Now it is easy to see that there is no society that can prosper without such beliefs, or rather there is none that could survive this way; for without common ideas there is no common action, and without common action men still exist, but a social body does not. Thus in order that there be society, and all the more, that this society prosper, it is necessary that all the minds of the citizens always be brought and held together by some principal ideas; and that cannot happen unless each of them sometimes comes to draw his opinions from one and the same source unless each consents to receive a certain number of ready-made beliefs.
If I now consider man separately, I find that dogmatic beliefs are no less indispensable to him for living alone than for acting in common with those like him.
If man were forced to prove to himself all the truths he makes use of every day, he would never finish; he would exhaust himself in preliminary demonstrations without advancing; as he does not have the time because of the short span of life, nor the ability because of the limits of his mind, to act that way, he is reduced to accepting as given a host of facts and opinions that he has neither the leisure nor the power to examine and verify by himself, but that the more able have found or the crowd adopts. It is on this first foundation that he himself builds the edifice of his own thoughts. It is not his will that brings him to proceed in this manner; the inflexible law of his condition constrains him to do it.
Id. at 407-08.
This practical epistemology is expressed in our judicial system as the concept of judicial notice. Generally, facts may be submitted to a court only through a rigid set of procedures to ensure authenticity and veracity. However, some facts—those that are commonly known in the jurisdiction, and whose truth cannot reasonably be controverted—are exempt from these procedures, and a court will readily take notice of them. As Singh v. Ashcroft, 393 F.3d 903, 906 (2004) put it:
Every case “involves the use of hundreds or thousands of non-evidence facts.” . . . . Administrative cases and the review of administrative decisions are no exception to this universal truth. An agency or an appeals court could not function if it had to depend on proof in the record of facts “capable of accurate and ready determination by resort to sources whose accuracy cannot be reasonably questioned.”
(Citing rule 201 of the Federal Rules of Evidence.)
Certain “facts” that political man must assume are those whose truth is a premise rather than a conclusion of human reason. This is perhaps the only way that even such fundamental concepts as causation and universal order—absolutely essential to purporting to hand down a judicial opinion—can be observed. Were we to require an explication how one thing “caused” another, we would never leave the armchair. Thus, in the sense of taking the concept of causation as a conclusion that must logically follow a series of demonstrated and proven premises, it could not only be “reasonably questioned”—it is as unproven as a thing possibly can be. For what does it mean to “cause” something? We see one thing happen, then another. The billiard ball draws nigh to another billiard ball, and suddenly the second ball moves. We never see causation; it is simply a story we tell to satisfy our innate desire to impute interconnectedness and order on the world around us.
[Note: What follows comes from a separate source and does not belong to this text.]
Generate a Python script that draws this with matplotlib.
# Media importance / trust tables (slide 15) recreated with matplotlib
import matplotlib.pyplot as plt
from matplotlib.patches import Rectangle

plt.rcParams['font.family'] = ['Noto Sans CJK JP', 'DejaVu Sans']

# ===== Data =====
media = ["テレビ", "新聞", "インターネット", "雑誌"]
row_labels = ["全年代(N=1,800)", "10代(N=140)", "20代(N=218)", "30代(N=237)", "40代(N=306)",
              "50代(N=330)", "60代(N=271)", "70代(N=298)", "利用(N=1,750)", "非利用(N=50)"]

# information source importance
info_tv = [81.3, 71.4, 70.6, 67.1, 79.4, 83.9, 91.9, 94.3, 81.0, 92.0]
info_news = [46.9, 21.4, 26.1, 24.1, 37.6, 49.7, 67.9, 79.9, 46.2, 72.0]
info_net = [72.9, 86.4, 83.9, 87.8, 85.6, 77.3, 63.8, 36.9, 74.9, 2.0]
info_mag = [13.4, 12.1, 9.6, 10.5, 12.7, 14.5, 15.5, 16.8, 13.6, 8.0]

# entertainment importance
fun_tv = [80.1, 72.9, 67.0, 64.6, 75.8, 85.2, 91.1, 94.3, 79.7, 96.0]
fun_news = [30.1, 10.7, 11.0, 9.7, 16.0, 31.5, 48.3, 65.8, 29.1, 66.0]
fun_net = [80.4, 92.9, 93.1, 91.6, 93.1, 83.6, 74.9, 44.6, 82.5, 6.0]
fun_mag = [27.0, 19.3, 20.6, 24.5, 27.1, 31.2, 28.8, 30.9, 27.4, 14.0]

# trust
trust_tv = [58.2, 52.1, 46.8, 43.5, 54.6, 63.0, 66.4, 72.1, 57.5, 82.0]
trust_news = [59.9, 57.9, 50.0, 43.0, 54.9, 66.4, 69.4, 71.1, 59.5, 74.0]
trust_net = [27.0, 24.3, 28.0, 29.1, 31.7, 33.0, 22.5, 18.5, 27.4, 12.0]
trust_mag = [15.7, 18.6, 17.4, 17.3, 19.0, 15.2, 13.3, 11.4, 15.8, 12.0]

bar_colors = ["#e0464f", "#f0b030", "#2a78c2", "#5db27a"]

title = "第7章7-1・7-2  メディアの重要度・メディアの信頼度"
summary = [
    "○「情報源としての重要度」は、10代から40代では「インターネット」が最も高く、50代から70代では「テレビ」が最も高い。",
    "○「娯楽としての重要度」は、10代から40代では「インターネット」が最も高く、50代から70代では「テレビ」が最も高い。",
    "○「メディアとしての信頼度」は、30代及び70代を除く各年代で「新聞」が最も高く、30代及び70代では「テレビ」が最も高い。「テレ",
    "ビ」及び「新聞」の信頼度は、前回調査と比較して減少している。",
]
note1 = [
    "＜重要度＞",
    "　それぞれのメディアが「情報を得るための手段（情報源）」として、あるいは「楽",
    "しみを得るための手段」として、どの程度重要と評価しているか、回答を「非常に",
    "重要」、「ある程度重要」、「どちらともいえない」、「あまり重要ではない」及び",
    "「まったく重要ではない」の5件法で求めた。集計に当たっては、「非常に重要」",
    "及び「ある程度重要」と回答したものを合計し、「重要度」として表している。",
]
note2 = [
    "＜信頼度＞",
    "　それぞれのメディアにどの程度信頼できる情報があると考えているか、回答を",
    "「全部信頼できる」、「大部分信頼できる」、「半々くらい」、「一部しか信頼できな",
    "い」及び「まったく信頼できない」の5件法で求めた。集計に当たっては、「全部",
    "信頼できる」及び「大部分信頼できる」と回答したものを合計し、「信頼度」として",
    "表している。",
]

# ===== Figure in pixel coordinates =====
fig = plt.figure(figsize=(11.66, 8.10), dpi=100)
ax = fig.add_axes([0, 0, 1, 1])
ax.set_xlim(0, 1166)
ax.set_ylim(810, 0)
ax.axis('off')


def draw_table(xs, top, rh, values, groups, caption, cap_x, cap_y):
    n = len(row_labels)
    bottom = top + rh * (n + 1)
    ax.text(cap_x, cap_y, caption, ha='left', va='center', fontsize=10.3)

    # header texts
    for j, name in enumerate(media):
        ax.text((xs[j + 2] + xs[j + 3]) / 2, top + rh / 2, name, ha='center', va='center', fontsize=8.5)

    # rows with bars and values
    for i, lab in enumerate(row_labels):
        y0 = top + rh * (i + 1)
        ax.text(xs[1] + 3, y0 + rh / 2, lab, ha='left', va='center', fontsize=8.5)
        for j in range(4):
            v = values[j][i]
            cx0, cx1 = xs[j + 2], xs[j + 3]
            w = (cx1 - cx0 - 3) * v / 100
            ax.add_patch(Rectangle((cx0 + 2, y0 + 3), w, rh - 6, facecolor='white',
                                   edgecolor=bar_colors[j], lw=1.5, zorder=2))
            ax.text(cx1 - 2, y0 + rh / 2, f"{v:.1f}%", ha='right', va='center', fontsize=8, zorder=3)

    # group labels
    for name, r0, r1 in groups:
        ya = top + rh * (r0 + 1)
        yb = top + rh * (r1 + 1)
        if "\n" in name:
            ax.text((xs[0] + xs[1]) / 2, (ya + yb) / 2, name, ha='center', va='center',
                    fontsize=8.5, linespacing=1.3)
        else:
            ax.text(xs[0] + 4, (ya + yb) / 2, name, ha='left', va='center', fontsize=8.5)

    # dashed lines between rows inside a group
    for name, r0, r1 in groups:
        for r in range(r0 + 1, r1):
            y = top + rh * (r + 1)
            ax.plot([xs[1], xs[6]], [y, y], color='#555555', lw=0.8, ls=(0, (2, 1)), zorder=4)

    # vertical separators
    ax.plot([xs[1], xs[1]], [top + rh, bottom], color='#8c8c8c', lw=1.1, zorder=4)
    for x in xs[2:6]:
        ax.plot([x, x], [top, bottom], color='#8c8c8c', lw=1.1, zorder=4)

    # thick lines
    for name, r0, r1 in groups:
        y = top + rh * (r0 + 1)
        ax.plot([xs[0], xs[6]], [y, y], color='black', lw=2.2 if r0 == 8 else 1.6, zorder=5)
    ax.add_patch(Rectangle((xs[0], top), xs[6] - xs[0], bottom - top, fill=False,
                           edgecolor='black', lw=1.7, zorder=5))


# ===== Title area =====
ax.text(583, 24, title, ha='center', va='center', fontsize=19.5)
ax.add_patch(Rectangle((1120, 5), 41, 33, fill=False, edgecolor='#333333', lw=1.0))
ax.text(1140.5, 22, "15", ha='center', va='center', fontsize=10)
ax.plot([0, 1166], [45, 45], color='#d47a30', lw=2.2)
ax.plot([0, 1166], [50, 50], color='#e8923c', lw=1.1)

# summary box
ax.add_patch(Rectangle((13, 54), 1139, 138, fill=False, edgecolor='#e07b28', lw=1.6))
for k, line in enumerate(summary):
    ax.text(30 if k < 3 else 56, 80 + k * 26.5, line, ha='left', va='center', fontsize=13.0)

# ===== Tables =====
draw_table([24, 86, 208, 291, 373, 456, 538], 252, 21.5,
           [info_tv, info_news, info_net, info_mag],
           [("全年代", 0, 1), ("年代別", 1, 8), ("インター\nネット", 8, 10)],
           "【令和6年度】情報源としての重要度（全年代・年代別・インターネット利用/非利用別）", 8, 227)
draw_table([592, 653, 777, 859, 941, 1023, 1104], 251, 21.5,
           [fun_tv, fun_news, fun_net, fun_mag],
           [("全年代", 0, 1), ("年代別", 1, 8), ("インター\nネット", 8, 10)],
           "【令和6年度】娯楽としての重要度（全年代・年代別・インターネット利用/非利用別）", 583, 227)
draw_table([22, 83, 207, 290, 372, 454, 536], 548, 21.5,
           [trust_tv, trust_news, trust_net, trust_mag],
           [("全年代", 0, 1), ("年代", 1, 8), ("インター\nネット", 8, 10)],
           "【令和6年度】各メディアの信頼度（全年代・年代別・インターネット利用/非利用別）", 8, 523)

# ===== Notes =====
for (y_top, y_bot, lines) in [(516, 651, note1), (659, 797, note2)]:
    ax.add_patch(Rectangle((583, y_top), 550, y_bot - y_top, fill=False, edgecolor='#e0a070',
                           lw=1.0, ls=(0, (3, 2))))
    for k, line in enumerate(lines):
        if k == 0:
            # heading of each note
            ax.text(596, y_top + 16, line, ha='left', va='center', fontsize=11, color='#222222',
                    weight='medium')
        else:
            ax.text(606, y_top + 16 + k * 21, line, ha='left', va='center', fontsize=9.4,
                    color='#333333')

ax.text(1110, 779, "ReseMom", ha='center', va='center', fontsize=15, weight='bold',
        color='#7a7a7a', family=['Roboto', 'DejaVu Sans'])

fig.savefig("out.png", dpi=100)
Thankfully, it is not as a conclusion that causation is accepted as a truth, but as a premise: we could make no sense of our experience without simply accepting that the sudden movement of one billiard ball is “caused” by its being struck by the other, and that its velocity and trajectory are sound indicators of how similarly situated billiard balls will behave in the future.
Similarly, as far as the argument goes for purposes of political theory, moral truths can only be taken as premises. Any justification one might give as to why any number of things are good can only devolve into an appeal to yet some other moral good. At some level, engaging in any moral debate assumes that the participants agree on some basic moral premises. If they are sharp and insightful thinkers and effective advocates, they might be able to demonstrate, once those shared moral premises are uncovered, how reason and intellectual consistency lead inexorably to his position, or at least to the untenability of his opponent’s position.
But political order was created not merely for litigators. Meaningful participation in civil society requires that its members take notice of certain truths. The enshrinement of certain of those truths in the law serves this function. Particularly in secular society that grows more and more skeptical of both religion and tradition, there is increasingly scant commonly accepted authority to which to appeal in asserting the legitimacy of certain cultural norms.
Moral truths are not the sort that can be demonstrated by syllogism. They are part of a cultural conversation. Some morals eventually prove they carry their own weight, while others prove counter-productive and are discarded. But the fact that individual citizens cannot account in strictly rational terms for the legitimacy of their moral beliefs—even, and particularly, for the strongest of them—does not suggest they should be barred from expressing those views in their laws. James Buchan observed in The Authentic Adam Smith: His Life and Ideas, that “Adam Smith was aware that he was prone to the fault of the ancient philosopher Epicurus, which was ‘the propensity to account for all appearances from as few principles as possible’.” Id., W. W. Norton & Co., 2006 (paperback ed. 2007) at 8. Many philosophers commit this same error of insisting that all the complexities of human experience be first reduced to the strictures of logical reasoning before it may be regarded as legitimate. While we as heirs of the Enlightenment should tread lightly in imposing our moral values by legal coercion, we should not believe those libertarians who suggest that it is in all cases verboten.